The Government also proposes to require the ABC and SBS to provide information about their investment in, and provision of, new Australian programming to the ACMA annually, again, in line with other media organisations.
Games
As the traditional boundaries between local and global, film and television, post and live production break down, the various agencies and their ministers have woken up to the real nature of the games industry. Australia has puddled around with bits of support for games since 2000, but the framework has tended to be industrial. Lots of jobs in young people shackled to their work stations.
That limited vision of games is long gone in the sector, which has campaigned consistently for a place in the cultural landscape. Now the politicians are learning that the same mechanisms to support linear production are just as necessary here. A share of the tax rebate pie, enterprise funding, export support, building commercial and financial expertise – the library of techniques have been ripe for the transfer.

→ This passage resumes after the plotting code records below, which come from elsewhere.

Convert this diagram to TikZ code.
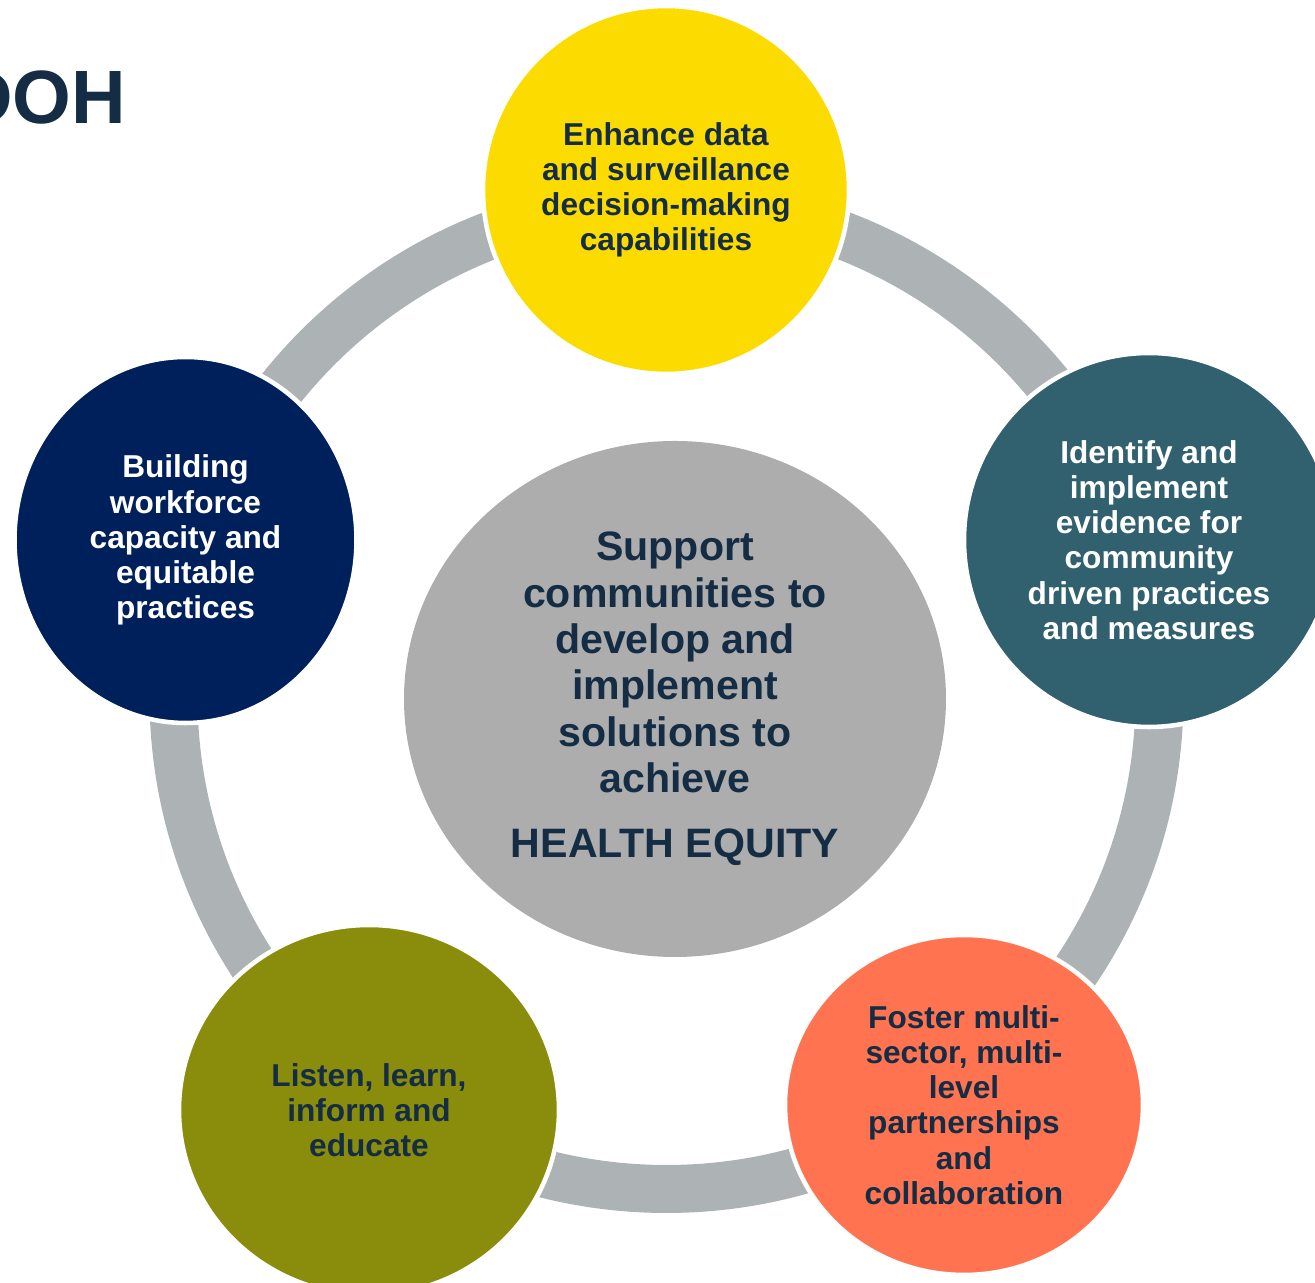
\documentclass[tikz,border=0pt]{standalone}
\usepackage{fontspec}
\setmainfont{Liberation Sans}
\usetikzlibrary{shapes.geometric}

\definecolor{ringgray}{HTML}{ADB3B4}
\definecolor{hubgray}{HTML}{ADADAD}
\definecolor{inknavy}{HTML}{142D44}
\definecolor{sunyellow}{HTML}{FCDC00}
\definecolor{deepteal}{HTML}{31606F}
\definecolor{coral}{HTML}{FF7350}
\definecolor{olive}{HTML}{8A8C0B}
\definecolor{royalnavy}{HTML}{00205B}

\tikzset{
  bubble/.style={ellipse, draw=white, line width=1.3pt, inner sep=0pt, align=center,
    font=\bfseries\fontsize{9}{10}\selectfont},
  darkink/.style={text=inknavy},
  lightink/.style={text=white}
}

\begin{document}
\begin{tikzpicture}
\useasboundingbox (0,0) rectangle (13.15,-12.83);
\clip (0,0) rectangle (13.15,-12.83);

% title, cut at the left edge
\node[anchor=base east, inner sep=0pt, text=inknavy, font=\bfseries\fontsize{21.5}{24}\selectfont] (doh) at (1.27,-1.24) {DOH};

% ring behind the five priorities
\coordinate (hub) at (6.665,-6.96);
\draw[ringgray, line width=0.48cm] (hub) circle (4.93);

% centre
\node[ellipse, fill=hubgray, inner sep=0pt, minimum width=5.42cm, minimum height=5.16cm, align=center, text=inknavy, font=\bfseries\fontsize{11.7}{13.2}\selectfont] (equity) at (6.75,-6.99)
  {Support\\communities to\\develop and\\implement\\solutions to\\achieve\\[5.3pt]HEALTH EQUITY};

% priorities
\node[bubble, darkink, fill=sunyellow, minimum width=3.66cm, minimum height=3.68cm] (data) at (6.66,-1.90)
  {Enhance data\\and surveillance\\decision-making\\capabilities};
\node[bubble, lightink, fill=deepteal, minimum width=3.70cm, minimum height=3.74cm] (evidence) at (11.49,-5.40)
  {Identify and\\implement\\evidence for\\community\\driven practices\\and measures};
\node[bubble, darkink, fill=coral, minimum width=3.58cm, minimum height=3.40cm] (partners) at (9.64,-11.05)
  {Foster multi-\\sector, multi-\\level\\partnerships\\and\\collaboration};
\node[bubble, darkink, fill=olive, minimum width=3.80cm, minimum height=3.70cm] (educate) at (3.69,-11.10)
  {Listen, learn,\\inform and\\educate};
\node[bubble, lightink, fill=royalnavy, minimum width=3.42cm, minimum height=3.66cm] (workforce) at (1.855,-5.40)
  {Building\\workforce\\capacity and\\equitable\\practices};

\end{tikzpicture}
\end{document}
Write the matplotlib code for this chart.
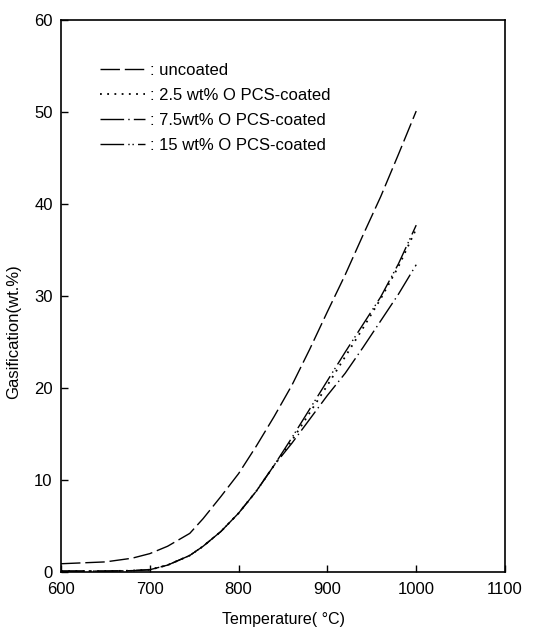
import matplotlib
matplotlib.use('Agg')
import matplotlib.pyplot as plt

plt.rcParams['font.family'] = ['Liberation Sans', 'DejaVu Sans']

# temperature grid (°C)
temp = [600, 650, 680, 700, 720, 745, 760, 780, 800, 820, 840, 860, 880,
        900, 920, 940, 960, 980, 1000]

# gasification (wt.%)
uncoated = [0.9, 1.1, 1.5, 2.0, 2.8, 4.2, 5.8, 8.2, 10.7, 13.7, 16.9, 20.3, 24.2,
            28.3, 32.3, 36.6, 40.8, 45.4, 50.1]
pcs_2_5 = [0.1, 0.1, 0.15, 0.25, 0.75, 1.8, 2.8, 4.4, 6.4, 8.8, 11.6, 14.3, 17.3,
           20.3, 23.4, 26.5, 29.7, 33.2, 37.3]
pcs_7_5 = [0.1, 0.1, 0.15, 0.25, 0.75, 1.8, 2.8, 4.4, 6.4, 8.8, 11.6, 14.0, 16.6,
           19.2, 21.6, 24.4, 27.3, 30.2, 33.4]
pcs_15 = [0.1, 0.1, 0.15, 0.25, 0.75, 1.8, 2.8, 4.4, 6.4, 8.8, 11.6, 14.6, 17.7,
          20.8, 23.9, 26.9, 29.9, 33.5, 37.7]

labels = [': uncoated', ': 2.5 wt% O PCS-coated', ': 7.5wt% O PCS-coated',
          ': 15 wt% O PCS-coated']

fig = plt.figure(figsize=(5.38, 6.32), dpi=100)
ax = fig.add_axes([0.1134, 0.0949, 0.8253, 0.8735])

ax.plot(temp, uncoated, color='black', lw=1.0, dashes=(14, 3.5), label=labels[0])
ax.plot(temp, pcs_2_5, color='black', lw=1.3, dashes=(1, 3), label=labels[1])
ax.plot(temp, pcs_7_5, color='black', lw=1.0, dashes=(17, 3, 1, 3), label=labels[2])
ax.plot(temp, pcs_15, color='black', lw=1.0, dashes=(17, 3, 1, 2, 1, 3), label=labels[3])

ax.set_xlim(600, 1100)
ax.set_ylim(0, 60)
ax.set_xticks([600, 700, 800, 900, 1000, 1100])
ax.set_yticks([0, 10, 20, 30, 40, 50, 60])
ax.tick_params(direction='in', length=5, width=1, labelsize=12, top=False, right=False)
ax.tick_params(axis='x', pad=7)
ax.tick_params(axis='y', pad=6)
for s in ax.spines.values():
    s.set_linewidth(1.2)

ax.set_xlabel('Temperature( °C)', fontsize=11.5, labelpad=11)
ax.set_ylabel('Gasification(wt.%)', fontsize=12)
ax.yaxis.set_label_coords(-0.09, 0.435)

leg = ax.legend(loc='upper left', bbox_to_anchor=(0.053, 0.95), frameon=False,
                fontsize=12, handlelength=2.7, handletextpad=0.35, labelspacing=0.6)

fig.savefig('out.png', dpi=100)
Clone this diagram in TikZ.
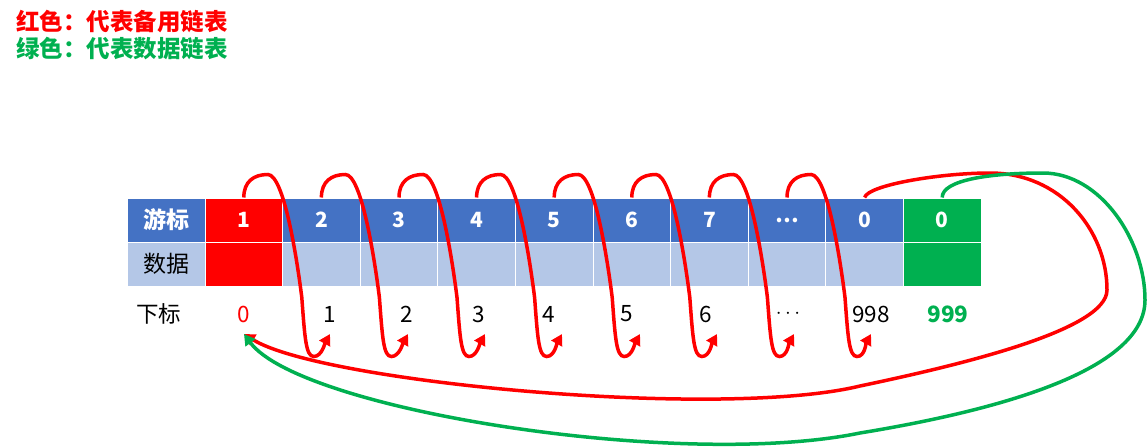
\documentclass[tikz,border=0pt]{standalone}
\usepackage{fontspec}
\setmainfont{Noto Sans CJK SC}
\usetikzlibrary{arrows.meta}
\definecolor{ublue}{HTML}{4472C4}
\definecolor{ulight}{HTML}{B4C7E7}
\definecolor{ugreen}{HTML}{00B050}
\tikzset{%
    cel/.style={rectangle, draw=white, line width=1pt, minimum width=77.6pt, minimum height=44pt, inner sep=0pt, fill=ublue, text=white, font=\fontsize{21}{21}\selectfont\bfseries},
    dat/.style={cel, fill=ulight, text=black, font=\fontsize{23}{23}\selectfont},
    idx/.style={inner sep=0pt, font=\fontsize{22.5}{22.5}\selectfont},
    leg/.style={anchor=west, inner sep=0pt, font=\fontsize{23.5}{23.5}\selectfont\bfseries},
    rla/.style={line width=3.5pt, red, -{Triangle[length=11pt,width=12pt]}},
    gra/.style={line width=3.5pt, ugreen, -{Triangle[length=11pt,width=12pt]}},
}
\begin{document}
\begin{tikzpicture}[x=1pt,y=-1pt]
    \useasboundingbox (0,0) rectangle (1148,447);
    % legend
    \node [leg,text=red] (lr) at (16,22) {红色：代表备用链表};
    \node [leg,text=ugreen] (lg) at (16,49) {绿色：代表数据链表};
    % cursor row
    \node [cel,font=\fontsize{23}{23}\selectfont\bfseries] (h1) at (166.2,220) {游标};
    \node [cel,fill=red] (c1) at (243.8,220) {1};
    \node [cel] (c2) at (321.4,220) {2};
    \node [cel] (c3) at (399,220) {3};
    \node [cel] (c4) at (476.6,220) {4};
    \node [cel] (c5) at (554.2,220) {5};
    \node [cel] (c6) at (631.8,220) {6};
    \node [cel] (c7) at (709.4,220) {7};
    \node [cel] (c8) at (787,220) {…};
    \node [cel] (c9) at (864.6,220) {0};
    \node [cel,fill=ugreen] (c10) at (942.2,220) {0};
    % data row
    \node [dat] (h2) at (166.2,264) {数据};
    \node [dat,fill=red] (d1) at (243.8,264) {};
    \node [dat] (d2) at (321.4,264) {};
    \node [dat] (d3) at (399,264) {};
    \node [dat] (d4) at (476.6,264) {};
    \node [dat] (d5) at (554.2,264) {};
    \node [dat] (d6) at (631.8,264) {};
    \node [dat] (d7) at (709.4,264) {};
    \node [dat] (d8) at (787,264) {};
    \node [dat] (d9) at (864.6,264) {};
    \node [dat,fill=ugreen] (d10) at (942.2,264) {};
    % index row
    \node [idx] (h3) at (158.5,314) {下标};
    \node [idx,text=red] (i0) at (244,314) {0};
    \node [idx] (i1) at (330,314) {1};
    \node [idx] (i2) at (407,314) {2};
    \node [idx] (i3) at (479,314) {3};
    \node [idx] (i4) at (549,314) {4};
    \node [idx] (i5) at (627,314) {5};
    \node [idx] (i6) at (706,314) {6};
    \node [idx] (i7) at (788,314) {$\cdots$};
    \node [idx] (i8) at (871,314) {998};
    \node [idx,text=ugreen,font=\fontsize{22.5}{22.5}\selectfont\bfseries] (i9) at (948,314) {999};
    % arrow tips beside the index labels
    \coordinate (t1) at (330,334);
    \coordinate (t2) at (408,334);
    \coordinate (t3) at (485,334);
    \coordinate (t4) at (562,334);
    \coordinate (t5) at (640,334);
    \coordinate (t6) at (717,334);
    \coordinate (t7) at (794,334);
    \coordinate (t8) at (871,334);
    % spare list
    \draw [rla] (c1.north) .. controls +(0,-16) and +(-14,0) .. ++(24,-23) .. controls +(16,0) and +(-5,-40) .. ++(34,123) .. controls +(3,40) and +(-8,0) .. ++(12,59) .. controls +(8,0) and +(-5,9) .. (t1);
    \draw [rla] (c2.north) .. controls +(0,-16) and +(-14,0) .. ++(24,-23) .. controls +(16,0) and +(-5,-40) .. ++(34,123) .. controls +(3,40) and +(-8,0) .. ++(12,59) .. controls +(8,0) and +(-5,9) .. (t2);
    \draw [rla] (c3.north) .. controls +(0,-16) and +(-14,0) .. ++(24,-23) .. controls +(16,0) and +(-5,-40) .. ++(34,123) .. controls +(3,40) and +(-8,0) .. ++(12,59) .. controls +(8,0) and +(-5,9) .. (t3);
    \draw [rla] (c4.north) .. controls +(0,-16) and +(-14,0) .. ++(24,-23) .. controls +(16,0) and +(-5,-40) .. ++(34,123) .. controls +(3,40) and +(-8,0) .. ++(12,59) .. controls +(8,0) and +(-5,9) .. (t4);
    \draw [rla] (c5.north) .. controls +(0,-16) and +(-14,0) .. ++(24,-23) .. controls +(16,0) and +(-5,-40) .. ++(34,123) .. controls +(3,40) and +(-8,0) .. ++(12,59) .. controls +(8,0) and +(-5,9) .. (t5);
    \draw [rla] (c6.north) .. controls +(0,-16) and +(-14,0) .. ++(24,-23) .. controls +(16,0) and +(-5,-40) .. ++(34,123) .. controls +(3,40) and +(-8,0) .. ++(12,59) .. controls +(8,0) and +(-5,9) .. (t6);
    \draw [rla] (c7.north) .. controls +(0,-16) and +(-14,0) .. ++(24,-23) .. controls +(16,0) and +(-5,-40) .. ++(34,123) .. controls +(3,40) and +(-8,0) .. ++(12,59) .. controls +(8,0) and +(-5,9) .. (t7);
    \draw [rla] (c8.north) .. controls +(0,-16) and +(-14,0) .. ++(24,-23) .. controls +(16,0) and +(-5,-40) .. ++(34,123) .. controls +(3,40) and +(-8,0) .. ++(12,59) .. controls +(8,0) and +(-5,9) .. (t8);
    \draw [rla] (c9.north) .. controls (868,185) and (940,173) .. (990,173) .. controls (1060,173) and (1107,230) .. (1107,290) .. controls (1107,330) and (960,365) .. (860,386) .. controls (720,420) and (320,382) .. ([yshift=-20pt]i0.center);
    % data list
    \draw [gra] (c10.north) .. controls (942,180) and (990,173) .. (1043,173) .. controls (1100,173) and (1145,240) .. (1145,300) .. controls (1145,370) and (1000,410) .. (860,433) .. controls (680,470) and (300,410) .. ([yshift=-20pt]i0.center);
\end{tikzpicture}
\end{document}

Over this last year Screenhub has pushed thoroughly into the games space, through articles from Jini Maxwell.
She studied the impact of COVID, good and bad. Increased attention but more personal pain:
Like all of the creative sector, game development in Australia relies heavily on contractors, whose skills are acquitted on a range of projects via short contracts but without the face-to-face connection of community events, in-person game jams, meetups, and conferences are put on hold, it will be much harder to break in.
The IGEA-proposed tax incentive is a 30% refundable tax offset for video game development. This is designed to match the 30% Post, Digital and Visual Effects (PDV) rebate available to the film and television industries nationwide. The PDV rebate was extended to South Australian game developers last month in a national-first, but game developers in the rest of the country still have to do without.
As a result of IGEA’s input, the Department of Employment has liaised with the Australian Bureau of Statistics to accommodate 47 videogame development-related roles on the Skilled Occupations List, by recognising them through existing Australian and New Zealand Standard Classification of Occupations (ANZSCO) codes.
The classification definitions are based on the skill level and specialisation usually necessary to perform the tasks of the specific occupation, or of most occupations in the group, and an employer is required to nominate a category through which a working visa is processed.
Cultural structure
This has been a year of huge reflection for the sector. Again and again we hear people discussing how they have reconnected with their families, searched for a different work-life balance and looked again at their ambitions. Everyone has their own answers.
There is a general paradox showing up here, through the coincidences of changing technology, the rise of totalitarian leaders, and our need to stick together as a community. We now know for sure that diseases travel the entire planet, that the commissioning entities we work for are truly vast and turn up everywhere. And we know that the education of our own kids has taken a battering, and they need to learn a more humane and generous form of citizenship.
Often now, they are showing the way. We are all stories, everything we do makes sense in story, and we are part of the great warp and weft of human imagining.